▶ _WORKING DATA_
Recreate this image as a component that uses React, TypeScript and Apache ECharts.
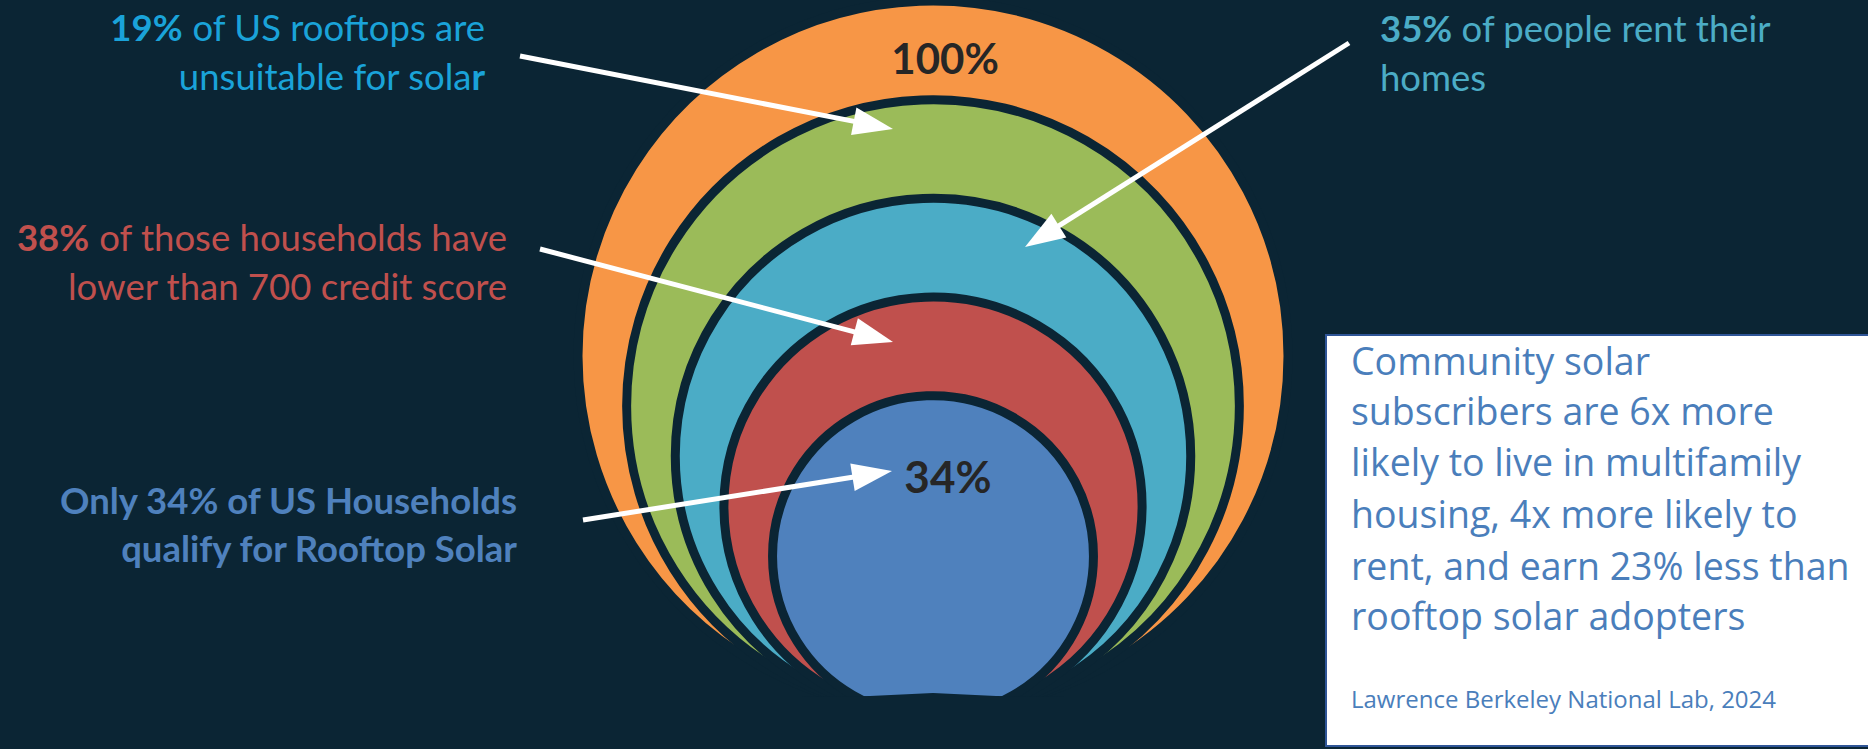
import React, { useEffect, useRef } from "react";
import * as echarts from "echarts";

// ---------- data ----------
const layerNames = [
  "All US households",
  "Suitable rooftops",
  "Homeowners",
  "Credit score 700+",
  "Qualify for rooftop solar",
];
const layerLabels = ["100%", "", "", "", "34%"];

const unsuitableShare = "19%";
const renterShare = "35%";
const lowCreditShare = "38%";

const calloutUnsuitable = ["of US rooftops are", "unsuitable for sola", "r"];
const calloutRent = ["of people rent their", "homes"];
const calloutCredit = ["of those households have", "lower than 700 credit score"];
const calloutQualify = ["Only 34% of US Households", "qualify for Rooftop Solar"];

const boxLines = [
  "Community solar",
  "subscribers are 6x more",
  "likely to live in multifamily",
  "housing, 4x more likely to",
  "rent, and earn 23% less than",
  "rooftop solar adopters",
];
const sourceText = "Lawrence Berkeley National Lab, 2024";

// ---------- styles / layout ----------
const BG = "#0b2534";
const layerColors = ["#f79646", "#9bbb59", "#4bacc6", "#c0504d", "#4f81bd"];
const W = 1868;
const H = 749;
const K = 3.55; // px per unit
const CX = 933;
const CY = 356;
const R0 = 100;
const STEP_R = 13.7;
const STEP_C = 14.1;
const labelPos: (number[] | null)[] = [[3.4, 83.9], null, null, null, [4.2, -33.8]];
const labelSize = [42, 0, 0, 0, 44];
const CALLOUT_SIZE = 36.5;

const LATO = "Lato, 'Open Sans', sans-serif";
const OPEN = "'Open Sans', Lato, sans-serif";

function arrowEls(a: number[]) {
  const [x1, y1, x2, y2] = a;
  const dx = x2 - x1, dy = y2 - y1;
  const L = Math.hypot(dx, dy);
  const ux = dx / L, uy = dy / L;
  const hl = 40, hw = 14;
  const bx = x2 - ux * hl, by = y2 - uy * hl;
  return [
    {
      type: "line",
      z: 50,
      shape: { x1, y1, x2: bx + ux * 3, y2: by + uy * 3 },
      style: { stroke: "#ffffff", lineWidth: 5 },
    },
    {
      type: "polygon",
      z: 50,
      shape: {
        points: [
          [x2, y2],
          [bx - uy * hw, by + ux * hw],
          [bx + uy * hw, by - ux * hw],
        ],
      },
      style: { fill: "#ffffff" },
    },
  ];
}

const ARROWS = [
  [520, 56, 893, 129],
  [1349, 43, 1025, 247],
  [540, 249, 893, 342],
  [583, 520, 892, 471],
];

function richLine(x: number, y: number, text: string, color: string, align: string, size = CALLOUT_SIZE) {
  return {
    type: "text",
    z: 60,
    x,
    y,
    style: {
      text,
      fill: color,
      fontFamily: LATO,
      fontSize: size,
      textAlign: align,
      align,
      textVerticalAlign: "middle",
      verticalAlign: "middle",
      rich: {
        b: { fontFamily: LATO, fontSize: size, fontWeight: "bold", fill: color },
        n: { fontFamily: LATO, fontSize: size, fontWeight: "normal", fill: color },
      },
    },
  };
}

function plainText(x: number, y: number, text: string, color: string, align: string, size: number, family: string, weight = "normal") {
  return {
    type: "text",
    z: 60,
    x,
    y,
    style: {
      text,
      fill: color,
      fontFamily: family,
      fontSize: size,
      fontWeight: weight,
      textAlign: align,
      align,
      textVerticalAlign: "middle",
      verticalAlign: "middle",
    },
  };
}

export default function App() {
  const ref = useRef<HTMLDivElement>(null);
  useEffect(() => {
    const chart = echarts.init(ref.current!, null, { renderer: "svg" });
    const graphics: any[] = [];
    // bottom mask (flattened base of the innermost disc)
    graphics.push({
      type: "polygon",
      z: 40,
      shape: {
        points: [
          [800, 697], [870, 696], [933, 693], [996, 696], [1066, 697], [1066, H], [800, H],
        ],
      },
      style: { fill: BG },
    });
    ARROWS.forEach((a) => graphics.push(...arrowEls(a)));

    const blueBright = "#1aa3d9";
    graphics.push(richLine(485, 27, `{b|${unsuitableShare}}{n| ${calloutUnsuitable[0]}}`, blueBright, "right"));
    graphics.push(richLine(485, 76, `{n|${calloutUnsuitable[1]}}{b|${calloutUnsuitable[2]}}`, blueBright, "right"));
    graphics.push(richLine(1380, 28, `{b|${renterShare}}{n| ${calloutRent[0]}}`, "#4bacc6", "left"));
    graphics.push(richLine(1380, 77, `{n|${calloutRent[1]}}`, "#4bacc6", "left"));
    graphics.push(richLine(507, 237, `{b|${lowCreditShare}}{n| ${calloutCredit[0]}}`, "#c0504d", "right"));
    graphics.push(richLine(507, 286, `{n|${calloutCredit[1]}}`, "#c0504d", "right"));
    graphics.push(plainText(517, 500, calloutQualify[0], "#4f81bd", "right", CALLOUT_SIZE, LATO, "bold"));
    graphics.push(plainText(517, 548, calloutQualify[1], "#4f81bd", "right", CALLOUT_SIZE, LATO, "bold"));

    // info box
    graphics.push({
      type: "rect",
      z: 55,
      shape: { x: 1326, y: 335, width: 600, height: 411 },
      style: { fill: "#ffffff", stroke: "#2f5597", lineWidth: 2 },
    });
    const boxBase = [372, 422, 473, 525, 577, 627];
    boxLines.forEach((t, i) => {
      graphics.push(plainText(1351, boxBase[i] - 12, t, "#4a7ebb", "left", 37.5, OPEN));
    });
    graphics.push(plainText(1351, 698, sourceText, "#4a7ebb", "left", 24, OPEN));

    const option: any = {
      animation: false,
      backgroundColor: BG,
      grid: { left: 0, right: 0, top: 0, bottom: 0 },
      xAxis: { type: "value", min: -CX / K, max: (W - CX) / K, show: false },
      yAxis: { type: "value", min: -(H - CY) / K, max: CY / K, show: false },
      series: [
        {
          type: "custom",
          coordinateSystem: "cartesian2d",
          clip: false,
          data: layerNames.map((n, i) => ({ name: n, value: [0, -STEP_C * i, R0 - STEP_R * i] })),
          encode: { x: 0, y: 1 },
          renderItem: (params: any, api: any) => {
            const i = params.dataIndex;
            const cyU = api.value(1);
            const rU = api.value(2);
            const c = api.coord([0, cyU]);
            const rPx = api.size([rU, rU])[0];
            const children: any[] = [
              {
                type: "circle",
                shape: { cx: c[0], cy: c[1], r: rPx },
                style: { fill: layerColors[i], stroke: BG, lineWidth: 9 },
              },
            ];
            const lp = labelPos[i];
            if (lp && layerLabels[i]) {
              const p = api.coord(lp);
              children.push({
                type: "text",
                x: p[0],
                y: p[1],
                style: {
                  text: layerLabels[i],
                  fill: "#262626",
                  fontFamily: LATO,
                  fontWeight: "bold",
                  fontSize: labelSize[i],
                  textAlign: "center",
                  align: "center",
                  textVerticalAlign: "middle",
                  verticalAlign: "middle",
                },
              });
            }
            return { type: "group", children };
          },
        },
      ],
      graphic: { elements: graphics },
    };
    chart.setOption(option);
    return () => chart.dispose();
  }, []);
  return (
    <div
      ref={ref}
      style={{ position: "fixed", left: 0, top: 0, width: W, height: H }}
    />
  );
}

---

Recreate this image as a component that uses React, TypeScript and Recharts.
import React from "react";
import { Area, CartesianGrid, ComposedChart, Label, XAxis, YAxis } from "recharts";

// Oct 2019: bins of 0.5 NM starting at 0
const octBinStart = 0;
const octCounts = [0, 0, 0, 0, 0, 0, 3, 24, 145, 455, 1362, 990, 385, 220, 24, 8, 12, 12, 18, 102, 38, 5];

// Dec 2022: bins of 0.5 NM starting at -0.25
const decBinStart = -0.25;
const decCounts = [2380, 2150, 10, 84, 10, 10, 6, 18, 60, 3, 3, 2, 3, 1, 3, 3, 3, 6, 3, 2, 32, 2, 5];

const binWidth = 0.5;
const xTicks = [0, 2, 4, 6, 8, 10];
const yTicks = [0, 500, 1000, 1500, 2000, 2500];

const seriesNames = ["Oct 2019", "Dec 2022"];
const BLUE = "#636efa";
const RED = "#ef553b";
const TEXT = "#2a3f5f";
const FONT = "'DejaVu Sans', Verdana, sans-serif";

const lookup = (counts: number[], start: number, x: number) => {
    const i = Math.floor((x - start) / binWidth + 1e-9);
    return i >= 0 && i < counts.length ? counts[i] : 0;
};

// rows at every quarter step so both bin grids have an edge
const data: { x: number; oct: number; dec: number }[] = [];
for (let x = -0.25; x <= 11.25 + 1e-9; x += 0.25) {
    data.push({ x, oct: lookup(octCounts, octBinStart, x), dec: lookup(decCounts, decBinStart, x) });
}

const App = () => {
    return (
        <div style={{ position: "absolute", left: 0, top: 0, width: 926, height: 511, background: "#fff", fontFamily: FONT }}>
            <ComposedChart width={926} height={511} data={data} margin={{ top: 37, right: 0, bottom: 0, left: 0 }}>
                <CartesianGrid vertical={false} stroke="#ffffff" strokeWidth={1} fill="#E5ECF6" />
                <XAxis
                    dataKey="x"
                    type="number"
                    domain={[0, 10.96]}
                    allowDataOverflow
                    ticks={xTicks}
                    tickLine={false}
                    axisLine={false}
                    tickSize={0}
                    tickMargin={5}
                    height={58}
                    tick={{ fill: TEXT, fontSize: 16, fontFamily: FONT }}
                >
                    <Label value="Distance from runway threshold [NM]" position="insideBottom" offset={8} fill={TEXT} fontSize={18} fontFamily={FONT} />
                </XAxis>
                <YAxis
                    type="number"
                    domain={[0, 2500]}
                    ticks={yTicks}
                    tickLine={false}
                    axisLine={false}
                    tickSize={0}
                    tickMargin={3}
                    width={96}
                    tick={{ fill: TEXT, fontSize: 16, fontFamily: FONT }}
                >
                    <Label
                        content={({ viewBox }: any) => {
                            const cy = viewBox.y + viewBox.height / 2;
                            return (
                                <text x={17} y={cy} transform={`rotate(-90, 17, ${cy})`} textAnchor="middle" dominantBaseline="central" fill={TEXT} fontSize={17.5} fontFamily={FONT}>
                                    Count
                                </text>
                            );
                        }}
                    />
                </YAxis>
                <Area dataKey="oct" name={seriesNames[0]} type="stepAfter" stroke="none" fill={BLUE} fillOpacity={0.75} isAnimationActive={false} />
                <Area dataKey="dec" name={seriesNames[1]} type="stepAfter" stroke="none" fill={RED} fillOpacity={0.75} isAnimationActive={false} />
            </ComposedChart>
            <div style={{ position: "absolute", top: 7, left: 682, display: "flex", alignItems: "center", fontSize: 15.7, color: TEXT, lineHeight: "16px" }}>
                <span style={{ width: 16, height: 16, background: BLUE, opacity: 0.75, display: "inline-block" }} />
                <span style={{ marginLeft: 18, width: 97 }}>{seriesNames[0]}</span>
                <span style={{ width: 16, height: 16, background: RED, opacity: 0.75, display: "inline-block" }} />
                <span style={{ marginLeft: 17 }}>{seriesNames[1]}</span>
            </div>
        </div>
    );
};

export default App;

▶ _EXERCISE BRIEF_
Go through the records and pull out each line that includes the word "image".

▶ _THE RESPONSE_
Recreate this image as a component that uses React, TypeScript and Apache ECharts.
Recreate this image as a component that uses React, TypeScript and Recharts.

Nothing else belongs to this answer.